**Exercise requirements:** Please give the listing again, word for word, with nothing left out.

**Material for this task:**
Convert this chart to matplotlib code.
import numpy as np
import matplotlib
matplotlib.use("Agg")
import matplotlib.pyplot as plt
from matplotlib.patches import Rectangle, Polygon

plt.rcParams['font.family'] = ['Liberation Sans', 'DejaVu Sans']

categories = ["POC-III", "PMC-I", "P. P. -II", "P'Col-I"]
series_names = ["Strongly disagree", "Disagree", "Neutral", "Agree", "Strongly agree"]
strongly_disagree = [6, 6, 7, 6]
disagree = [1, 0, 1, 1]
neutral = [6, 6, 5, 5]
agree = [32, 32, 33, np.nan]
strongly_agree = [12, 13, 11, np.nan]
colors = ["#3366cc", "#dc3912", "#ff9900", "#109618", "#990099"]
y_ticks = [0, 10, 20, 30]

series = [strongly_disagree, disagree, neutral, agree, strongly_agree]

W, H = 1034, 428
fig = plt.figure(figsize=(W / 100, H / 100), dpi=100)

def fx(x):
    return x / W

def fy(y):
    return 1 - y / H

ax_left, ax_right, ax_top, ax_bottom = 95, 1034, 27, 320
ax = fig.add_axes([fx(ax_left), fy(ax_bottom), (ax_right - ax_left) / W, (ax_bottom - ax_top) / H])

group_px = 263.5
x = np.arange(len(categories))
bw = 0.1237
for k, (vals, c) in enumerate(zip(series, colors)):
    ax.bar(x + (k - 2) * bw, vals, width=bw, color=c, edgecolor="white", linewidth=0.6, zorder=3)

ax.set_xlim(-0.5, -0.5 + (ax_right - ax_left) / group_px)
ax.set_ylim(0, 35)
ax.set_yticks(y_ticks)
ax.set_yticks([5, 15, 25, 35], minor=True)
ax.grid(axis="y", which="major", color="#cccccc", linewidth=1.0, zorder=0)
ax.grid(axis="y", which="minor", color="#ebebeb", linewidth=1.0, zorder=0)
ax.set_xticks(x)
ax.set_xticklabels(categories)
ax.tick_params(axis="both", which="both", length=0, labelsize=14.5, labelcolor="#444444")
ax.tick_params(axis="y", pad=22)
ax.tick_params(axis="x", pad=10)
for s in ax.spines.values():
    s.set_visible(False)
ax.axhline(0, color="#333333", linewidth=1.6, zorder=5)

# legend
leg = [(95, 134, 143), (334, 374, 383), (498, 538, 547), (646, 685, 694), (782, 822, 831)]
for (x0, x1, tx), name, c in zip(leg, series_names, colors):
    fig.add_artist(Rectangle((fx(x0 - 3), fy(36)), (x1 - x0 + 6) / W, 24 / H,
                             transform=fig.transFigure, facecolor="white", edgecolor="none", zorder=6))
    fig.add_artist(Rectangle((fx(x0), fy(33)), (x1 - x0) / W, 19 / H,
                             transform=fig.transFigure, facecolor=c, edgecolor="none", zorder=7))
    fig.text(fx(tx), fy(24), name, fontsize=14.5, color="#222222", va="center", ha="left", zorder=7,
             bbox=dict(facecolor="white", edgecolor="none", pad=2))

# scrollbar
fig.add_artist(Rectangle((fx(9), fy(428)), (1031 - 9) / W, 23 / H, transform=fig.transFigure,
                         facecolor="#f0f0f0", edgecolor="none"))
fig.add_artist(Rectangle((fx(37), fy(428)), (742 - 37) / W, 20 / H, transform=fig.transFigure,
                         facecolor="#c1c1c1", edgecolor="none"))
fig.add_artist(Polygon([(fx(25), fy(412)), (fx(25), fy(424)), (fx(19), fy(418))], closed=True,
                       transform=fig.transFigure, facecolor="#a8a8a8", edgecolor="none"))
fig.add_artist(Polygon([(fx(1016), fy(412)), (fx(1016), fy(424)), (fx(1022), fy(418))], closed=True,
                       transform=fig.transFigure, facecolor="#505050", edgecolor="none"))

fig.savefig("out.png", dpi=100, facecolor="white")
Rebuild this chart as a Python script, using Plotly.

**Final result:**
Convert this chart to matplotlib code.
import numpy as np
import matplotlib
matplotlib.use("Agg")
import matplotlib.pyplot as plt
from matplotlib.patches import Rectangle, Polygon

plt.rcParams['font.family'] = ['Liberation Sans', 'DejaVu Sans']

categories = ["POC-III", "PMC-I", "P. P. -II", "P'Col-I"]
series_names = ["Strongly disagree", "Disagree", "Neutral", "Agree", "Strongly agree"]
strongly_disagree = [6, 6, 7, 6]
disagree = [1, 0, 1, 1]
neutral = [6, 6, 5, 5]
agree = [32, 32, 33, np.nan]
strongly_agree = [12, 13, 11, np.nan]
colors = ["#3366cc", "#dc3912", "#ff9900", "#109618", "#990099"]
y_ticks = [0, 10, 20, 30]

series = [strongly_disagree, disagree, neutral, agree, strongly_agree]

W, H = 1034, 428
fig = plt.figure(figsize=(W / 100, H / 100), dpi=100)

def fx(x):
    return x / W

def fy(y):
    return 1 - y / H

ax_left, ax_right, ax_top, ax_bottom = 95, 1034, 27, 320
ax = fig.add_axes([fx(ax_left), fy(ax_bottom), (ax_right - ax_left) / W, (ax_bottom - ax_top) / H])

group_px = 263.5
x = np.arange(len(categories))
bw = 0.1237
for k, (vals, c) in enumerate(zip(series, colors)):
    ax.bar(x + (k - 2) * bw, vals, width=bw, color=c, edgecolor="white", linewidth=0.6, zorder=3)

ax.set_xlim(-0.5, -0.5 + (ax_right - ax_left) / group_px)
ax.set_ylim(0, 35)
ax.set_yticks(y_ticks)
ax.set_yticks([5, 15, 25, 35], minor=True)
ax.grid(axis="y", which="major", color="#cccccc", linewidth=1.0, zorder=0)
ax.grid(axis="y", which="minor", color="#ebebeb", linewidth=1.0, zorder=0)
ax.set_xticks(x)
ax.set_xticklabels(categories)
ax.tick_params(axis="both", which="both", length=0, labelsize=14.5, labelcolor="#444444")
ax.tick_params(axis="y", pad=22)
ax.tick_params(axis="x", pad=10)
for s in ax.spines.values():
    s.set_visible(False)
ax.axhline(0, color="#333333", linewidth=1.6, zorder=5)

# legend
leg = [(95, 134, 143), (334, 374, 383), (498, 538, 547), (646, 685, 694), (782, 822, 831)]
for (x0, x1, tx), name, c in zip(leg, series_names, colors):
    fig.add_artist(Rectangle((fx(x0 - 3), fy(36)), (x1 - x0 + 6) / W, 24 / H,
                             transform=fig.transFigure, facecolor="white", edgecolor="none", zorder=6))
    fig.add_artist(Rectangle((fx(x0), fy(33)), (x1 - x0) / W, 19 / H,
                             transform=fig.transFigure, facecolor=c, edgecolor="none", zorder=7))
    fig.text(fx(tx), fy(24), name, fontsize=14.5, color="#222222", va="center", ha="left", zorder=7,
             bbox=dict(facecolor="white", edgecolor="none", pad=2))

# scrollbar
fig.add_artist(Rectangle((fx(9), fy(428)), (1031 - 9) / W, 23 / H, transform=fig.transFigure,
                         facecolor="#f0f0f0", edgecolor="none"))
fig.add_artist(Rectangle((fx(37), fy(428)), (742 - 37) / W, 20 / H, transform=fig.transFigure,
                         facecolor="#c1c1c1", edgecolor="none"))
fig.add_artist(Polygon([(fx(25), fy(412)), (fx(25), fy(424)), (fx(19), fy(418))], closed=True,
                       transform=fig.transFigure, facecolor="#a8a8a8", edgecolor="none"))
fig.add_artist(Polygon([(fx(1016), fy(412)), (fx(1016), fy(424)), (fx(1022), fy(418))], closed=True,
                       transform=fig.transFigure, facecolor="#505050", edgecolor="none"))

fig.savefig("out.png", dpi=100, facecolor="white")
Rebuild this chart as a Python script, using Plotly.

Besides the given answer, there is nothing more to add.